Rosata di Altamura

The Rosata di Altamura is a traditional bread from Puglia, renowned for its crunchy crust and soft, open crumb, made with re-milled durum wheat semolina. It is a characteristic bread of Altamura, a city known for its high-quality bread-making. Here’s how to prepare the Rosata di Altamura:

Ingredients

  • 1 kg of re-milled durum wheat semolina
  • 600 ml of lukewarm water
  • 15 g of fresh brewer’s yeast or 5 g of dry brewer’s yeast
  • 20 g of fine salt
  • A handful of durum wheat semolina for dusting

Preparation

  1. Begin by dissolving the yeast in part of the lukewarm water.
  2. In a large bowl, pour in the re-milled semolina and make a well in the center.
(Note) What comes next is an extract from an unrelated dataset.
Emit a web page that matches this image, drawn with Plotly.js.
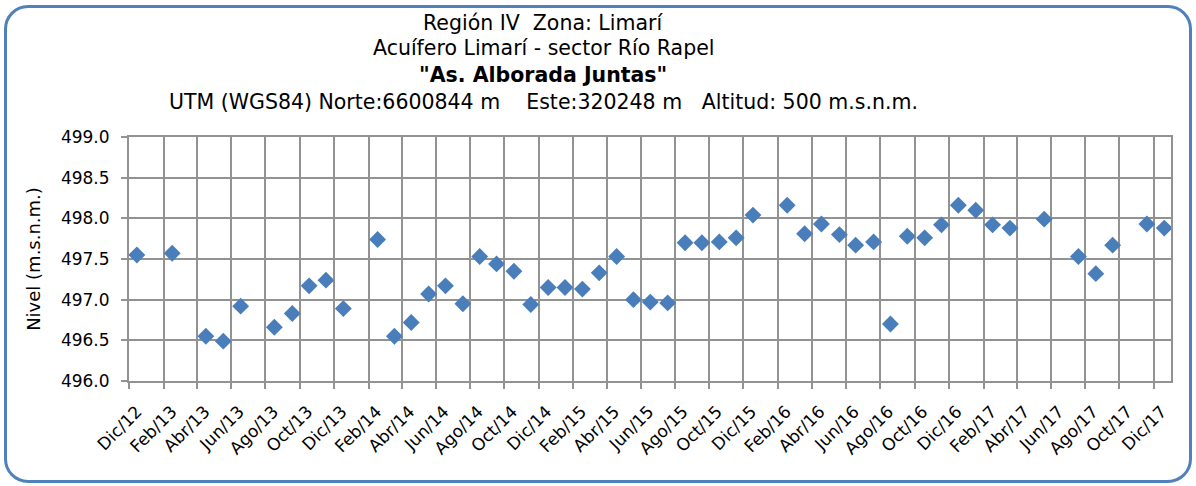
<!DOCTYPE html>
<html>
<head>
<meta charset="utf-8">
<script src="https://cdn.plot.ly/plotly-3.0.1.min.js"></script>
<style>
  html, body { margin: 0; padding: 0; background: #fff; }
  #wrap { position: relative; width: 1196px; height: 486px; }
  #chart { position: absolute; left: 0; top: 0; width: 1196px; height: 486px; }
  #frame { position: absolute; left: 4px; top: 5px; width: 1182px; height: 472px;
           border: 3px solid #4F81BD; border-radius: 24px; pointer-events: none; }
</style>
</head>
<body>
<div id="wrap"><div id="chart"></div><div id="frame"></div></div>
<script>
const dates = [
  "2012-12-15","2013-02-16","2013-04-17","2013-05-18","2013-06-18","2013-08-17","2013-09-18",
  "2013-10-18","2013-11-17","2013-12-18","2014-02-17","2014-03-19","2014-04-18","2014-05-19",
  "2014-06-18","2014-07-19","2014-08-18","2014-09-17","2014-10-18","2014-11-17","2014-12-18",
  "2015-01-17","2015-02-17","2015-03-19","2015-04-19","2015-05-19","2015-06-18","2015-07-19",
  "2015-08-19","2015-09-18","2015-10-19","2015-11-18","2015-12-18","2016-02-17","2016-03-19",
  "2016-04-18","2016-05-20","2016-06-18","2016-07-20","2016-08-19","2016-09-18","2016-10-19",
  "2016-11-18","2016-12-18","2017-01-18","2017-02-17","2017-03-20","2017-05-20","2017-07-20",
  "2017-08-20","2017-09-19","2017-11-19","2017-12-20"
];
const niveles = [
  497.55,497.57,496.55,496.49,496.92,496.66,496.83,
  497.17,497.24,496.89,497.74,496.55,496.72,497.07,
  497.17,496.95,497.53,497.44,497.35,496.94,497.15,
  497.15,497.13,497.33,497.53,497.00,496.97,496.96,
  497.70,497.70,497.71,497.76,498.04,498.16,497.81,
  497.93,497.80,497.67,497.71,496.70,497.78,497.76,
  497.92,498.16,498.10,497.92,497.88,497.99,497.53,
  497.32,497.67,497.93,497.88
];
const tickDates = [
  "2012-12-01","2013-02-01","2013-04-01","2013-06-01","2013-08-01","2013-10-01","2013-12-01",
  "2014-02-01","2014-04-01","2014-06-01","2014-08-01","2014-10-01","2014-12-01",
  "2015-02-01","2015-04-01","2015-06-01","2015-08-01","2015-10-01","2015-12-01",
  "2016-02-01","2016-04-01","2016-06-01","2016-08-01","2016-10-01","2016-12-01",
  "2017-02-01","2017-04-01","2017-06-01","2017-08-01","2017-10-01","2017-12-01"
];
const tickLabels = [
  "Dic/12","Feb/13","Abr/13","Jun/13","Ago/13","Oct/13","Dic/13",
  "Feb/14","Abr/14","Jun/14","Ago/14","Oct/14","Dic/14",
  "Feb/15","Abr/15","Jun/15","Ago/15","Oct/15","Dic/15",
  "Feb/16","Abr/16","Jun/16","Ago/16","Oct/16","Dic/16",
  "Feb/17","Abr/17","Jun/17","Ago/17","Oct/17","Dic/17"
];
const titleLines = [
  "Región IV\u00A0\u00A0Zona: Limarí",
  "Acuífero Limarí - sector Río Rapel",
  "<b>\"As. Alborada Juntas\"</b>",
  "UTM (WGS84) Norte:6600844 m\u00A0\u00A0\u00A0\u00A0Este:320248 m\u00A0\u00A0\u00A0Altitud: 500 m.s.n.m."
];
const titleY = [23, 48, 75, 102];

const FONT = "DejaVu Sans, Verdana, sans-serif";
const GRID = "#929292";

const trace = {
  x: dates, y: niveles, type: "scatter", mode: "markers",
  marker: { symbol: "diamond", size: 13, color: "#4A7EBB", line: { width: 0 } },
  hoverinfo: "x+y"
};

const annotations = titleLines.map((t, i) => ({
  text: t, xref: "paper", yref: "paper", showarrow: false,
  x: (543 - 129) / (1171 - 129), xanchor: "center",
  y: 1 + (137 - titleY[i]) / (381 - 137), yanchor: "middle",
  font: { family: FONT, size: 20.5, color: "#000" }
}));

const layout = {
  width: 1196, height: 486,
  margin: { l: 129, r: 25, t: 137, b: 105, pad: 0 },
  paper_bgcolor: "rgba(0,0,0,0)", plot_bgcolor: "#fff",
  showlegend: false,
  font: { family: FONT, color: "#000" },
  xaxis: {
    type: "date", range: ["2012-12-01", "2018-01-01"],
    tickmode: "array", tickvals: tickDates, ticktext: tickLabels,
    tickangle: -45, tickfont: { family: FONT, size: 17, color: "#000" },
    ticks: "outside", ticklen: 6, tickcolor: GRID, tickwidth: 2,
    ticklabelshift: 8, ticklabelstandoff: 6,
    showgrid: true, gridcolor: GRID, gridwidth: 2,
    showline: true, linecolor: GRID, linewidth: 2, mirror: true,
    zeroline: false
  },
  yaxis: {
    range: [496, 499], dtick: 0.5, tick0: 496, tickformat: ".1f",
    tickfont: { family: FONT, size: 17, color: "#000" },
    ticks: "outside", ticklen: 6, tickcolor: GRID, tickwidth: 2,
    ticklabelstandoff: 8,
    showgrid: true, gridcolor: GRID, gridwidth: 2,
    showline: true, linecolor: GRID, linewidth: 2, mirror: true,
    zeroline: false,
    title: { text: "Nivel (m.s.n.m.)", font: { family: FONT, size: 18, color: "#000" }, standoff: 16 }
  },
  annotations: annotations
};

Plotly.newPlot("chart", [trace], layout, { displayModeBar: false, staticPlot: true });
</script>
</body>
</html>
Then, add the water with the dissolved yeast and start kneading.
  3. Gradually incorporate the rest of the water until you obtain a smooth and homogeneous dough.
  4. Add the salt and continue kneading until it is fully absorbed.
  5. Work the dough energetically for at least 10-15 minutes, until it becomes elastic and smooth.
  6. Form a ball with the dough and let it rise in a warm place, away from drafts, covering it with a damp cloth. Allow it to rise until it doubles in volume, about 2-3 hours depending on the room temperature.
  7. Once risen, take the dough, gently deflate it and give it the typical round shape of the Rosata, leaving the center slightly lower than the edges.
  8. Dust the surface with durum wheat semolina and make radial cuts, without reaching the center, mimicking the petals of a rose.
  9. Let it rest again for about 30 minutes, then bake in a preheated oven at 220 °C for about 40 minutes or until the crust is golden brown and crunchy.
  10. Remove the bread from the oven and let it cool on a rack before serving.

Trivia

The Rosata di Altamura, thanks to its special quality and traditional processing method, has received the DOP (Protected Designation of Origin) recognition, which protects its uniqueness and ensures that it is produced following strict production criteria within the Altamura area. Its name “Rosata” comes from the characteristic shape that resembles the petals of a rose.